» **TASK DESCRIPTION**
All of the listing below must be repeated word for word. Pictures are the only thing to omit.
========
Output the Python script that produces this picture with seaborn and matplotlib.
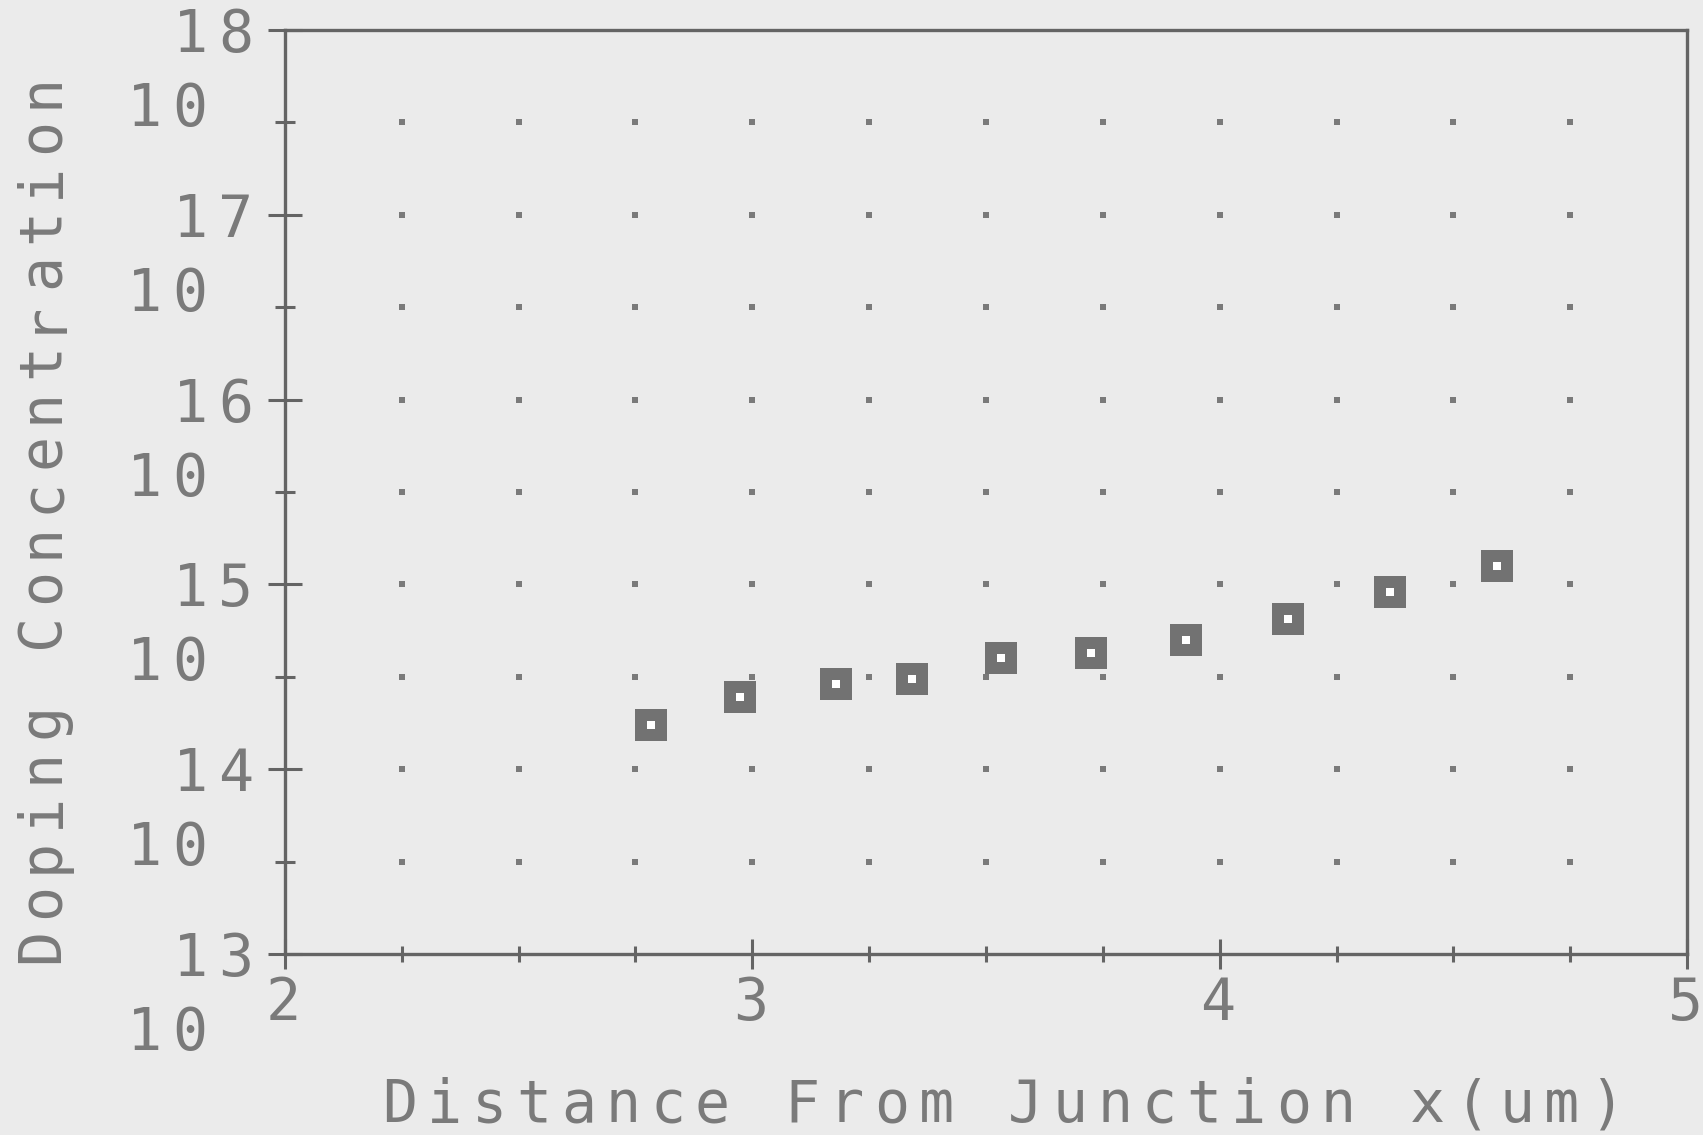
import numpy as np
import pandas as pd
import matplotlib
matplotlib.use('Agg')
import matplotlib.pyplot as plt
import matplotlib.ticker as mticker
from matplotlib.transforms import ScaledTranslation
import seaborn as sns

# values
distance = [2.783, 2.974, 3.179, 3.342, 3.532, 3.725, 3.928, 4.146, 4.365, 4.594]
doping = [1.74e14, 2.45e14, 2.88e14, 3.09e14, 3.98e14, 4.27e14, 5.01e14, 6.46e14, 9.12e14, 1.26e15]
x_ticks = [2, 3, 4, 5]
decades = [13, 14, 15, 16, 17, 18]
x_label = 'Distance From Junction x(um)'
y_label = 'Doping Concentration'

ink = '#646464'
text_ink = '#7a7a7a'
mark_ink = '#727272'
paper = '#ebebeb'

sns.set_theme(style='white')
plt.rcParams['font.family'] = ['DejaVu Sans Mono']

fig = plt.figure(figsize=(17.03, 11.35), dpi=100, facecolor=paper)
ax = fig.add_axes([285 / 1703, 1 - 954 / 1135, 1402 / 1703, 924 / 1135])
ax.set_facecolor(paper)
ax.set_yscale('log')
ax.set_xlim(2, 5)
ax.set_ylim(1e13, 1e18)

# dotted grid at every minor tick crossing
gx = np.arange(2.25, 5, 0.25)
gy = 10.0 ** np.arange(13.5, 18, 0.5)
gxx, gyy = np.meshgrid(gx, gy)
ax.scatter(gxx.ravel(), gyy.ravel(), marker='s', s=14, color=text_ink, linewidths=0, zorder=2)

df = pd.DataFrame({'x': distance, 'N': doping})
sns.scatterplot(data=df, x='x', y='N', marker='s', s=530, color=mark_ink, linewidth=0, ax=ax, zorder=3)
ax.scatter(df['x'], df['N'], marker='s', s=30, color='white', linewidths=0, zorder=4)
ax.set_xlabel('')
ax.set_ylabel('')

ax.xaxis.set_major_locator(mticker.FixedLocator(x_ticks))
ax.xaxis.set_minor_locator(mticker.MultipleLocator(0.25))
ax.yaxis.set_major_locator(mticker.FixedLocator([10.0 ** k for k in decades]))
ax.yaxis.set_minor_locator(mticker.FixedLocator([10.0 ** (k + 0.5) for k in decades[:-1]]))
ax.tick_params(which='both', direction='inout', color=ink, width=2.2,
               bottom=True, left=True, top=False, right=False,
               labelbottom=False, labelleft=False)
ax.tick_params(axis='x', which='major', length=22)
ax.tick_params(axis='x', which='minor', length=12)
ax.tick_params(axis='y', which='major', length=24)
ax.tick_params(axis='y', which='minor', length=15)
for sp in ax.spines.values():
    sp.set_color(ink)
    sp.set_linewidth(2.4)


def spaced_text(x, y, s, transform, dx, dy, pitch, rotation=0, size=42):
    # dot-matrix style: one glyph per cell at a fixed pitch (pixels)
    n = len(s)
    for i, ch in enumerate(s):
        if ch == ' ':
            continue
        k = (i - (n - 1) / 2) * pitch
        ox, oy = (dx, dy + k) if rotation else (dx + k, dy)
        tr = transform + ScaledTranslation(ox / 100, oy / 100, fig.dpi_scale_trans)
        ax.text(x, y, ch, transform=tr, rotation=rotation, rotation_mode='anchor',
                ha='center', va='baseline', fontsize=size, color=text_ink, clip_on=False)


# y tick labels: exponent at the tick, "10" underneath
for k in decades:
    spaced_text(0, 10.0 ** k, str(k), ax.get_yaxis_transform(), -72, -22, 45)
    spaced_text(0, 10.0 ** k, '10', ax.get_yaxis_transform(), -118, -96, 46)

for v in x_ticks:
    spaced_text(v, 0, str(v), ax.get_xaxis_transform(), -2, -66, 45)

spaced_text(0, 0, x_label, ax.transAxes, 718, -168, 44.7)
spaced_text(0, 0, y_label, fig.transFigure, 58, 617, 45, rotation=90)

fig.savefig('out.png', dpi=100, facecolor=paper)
========
» **FULL SOLUTION**
Output the Python script that produces this picture with seaborn and matplotlib.
import numpy as np
import pandas as pd
import matplotlib
matplotlib.use('Agg')
import matplotlib.pyplot as plt
import matplotlib.ticker as mticker
from matplotlib.transforms import ScaledTranslation
import seaborn as sns

# values
distance = [2.783, 2.974, 3.179, 3.342, 3.532, 3.725, 3.928, 4.146, 4.365, 4.594]
doping = [1.74e14, 2.45e14, 2.88e14, 3.09e14, 3.98e14, 4.27e14, 5.01e14, 6.46e14, 9.12e14, 1.26e15]
x_ticks = [2, 3, 4, 5]
decades = [13, 14, 15, 16, 17, 18]
x_label = 'Distance From Junction x(um)'
y_label = 'Doping Concentration'

ink = '#646464'
text_ink = '#7a7a7a'
mark_ink = '#727272'
paper = '#ebebeb'

sns.set_theme(style='white')
plt.rcParams['font.family'] = ['DejaVu Sans Mono']

fig = plt.figure(figsize=(17.03, 11.35), dpi=100, facecolor=paper)
ax = fig.add_axes([285 / 1703, 1 - 954 / 1135, 1402 / 1703, 924 / 1135])
ax.set_facecolor(paper)
ax.set_yscale('log')
ax.set_xlim(2, 5)
ax.set_ylim(1e13, 1e18)

# dotted grid at every minor tick crossing
gx = np.arange(2.25, 5, 0.25)
gy = 10.0 ** np.arange(13.5, 18, 0.5)
gxx, gyy = np.meshgrid(gx, gy)
ax.scatter(gxx.ravel(), gyy.ravel(), marker='s', s=14, color=text_ink, linewidths=0, zorder=2)

df = pd.DataFrame({'x': distance, 'N': doping})
sns.scatterplot(data=df, x='x', y='N', marker='s', s=530, color=mark_ink, linewidth=0, ax=ax, zorder=3)
ax.scatter(df['x'], df['N'], marker='s', s=30, color='white', linewidths=0, zorder=4)
ax.set_xlabel('')
ax.set_ylabel('')

ax.xaxis.set_major_locator(mticker.FixedLocator(x_ticks))
ax.xaxis.set_minor_locator(mticker.MultipleLocator(0.25))
ax.yaxis.set_major_locator(mticker.FixedLocator([10.0 ** k for k in decades]))
ax.yaxis.set_minor_locator(mticker.FixedLocator([10.0 ** (k + 0.5) for k in decades[:-1]]))
ax.tick_params(which='both', direction='inout', color=ink, width=2.2,
               bottom=True, left=True, top=False, right=False,
               labelbottom=False, labelleft=False)
ax.tick_params(axis='x', which='major', length=22)
ax.tick_params(axis='x', which='minor', length=12)
ax.tick_params(axis='y', which='major', length=24)
ax.tick_params(axis='y', which='minor', length=15)
for sp in ax.spines.values():
    sp.set_color(ink)
    sp.set_linewidth(2.4)


def spaced_text(x, y, s, transform, dx, dy, pitch, rotation=0, size=42):
    # dot-matrix style: one glyph per cell at a fixed pitch (pixels)
    n = len(s)
    for i, ch in enumerate(s):
        if ch == ' ':
            continue
        k = (i - (n - 1) / 2) * pitch
        ox, oy = (dx, dy + k) if rotation else (dx + k, dy)
        tr = transform + ScaledTranslation(ox / 100, oy / 100, fig.dpi_scale_trans)
        ax.text(x, y, ch, transform=tr, rotation=rotation, rotation_mode='anchor',
                ha='center', va='baseline', fontsize=size, color=text_ink, clip_on=False)


# y tick labels: exponent at the tick, "10" underneath
for k in decades:
    spaced_text(0, 10.0 ** k, str(k), ax.get_yaxis_transform(), -72, -22, 45)
    spaced_text(0, 10.0 ** k, '10', ax.get_yaxis_transform(), -118, -96, 46)

for v in x_ticks:
    spaced_text(v, 0, str(v), ax.get_xaxis_transform(), -2, -66, 45)

spaced_text(0, 0, x_label, ax.transAxes, 718, -168, 44.7)
spaced_text(0, 0, y_label, fig.transFigure, 58, 617, 45, rotation=90)

fig.savefig('out.png', dpi=100, facecolor=paper)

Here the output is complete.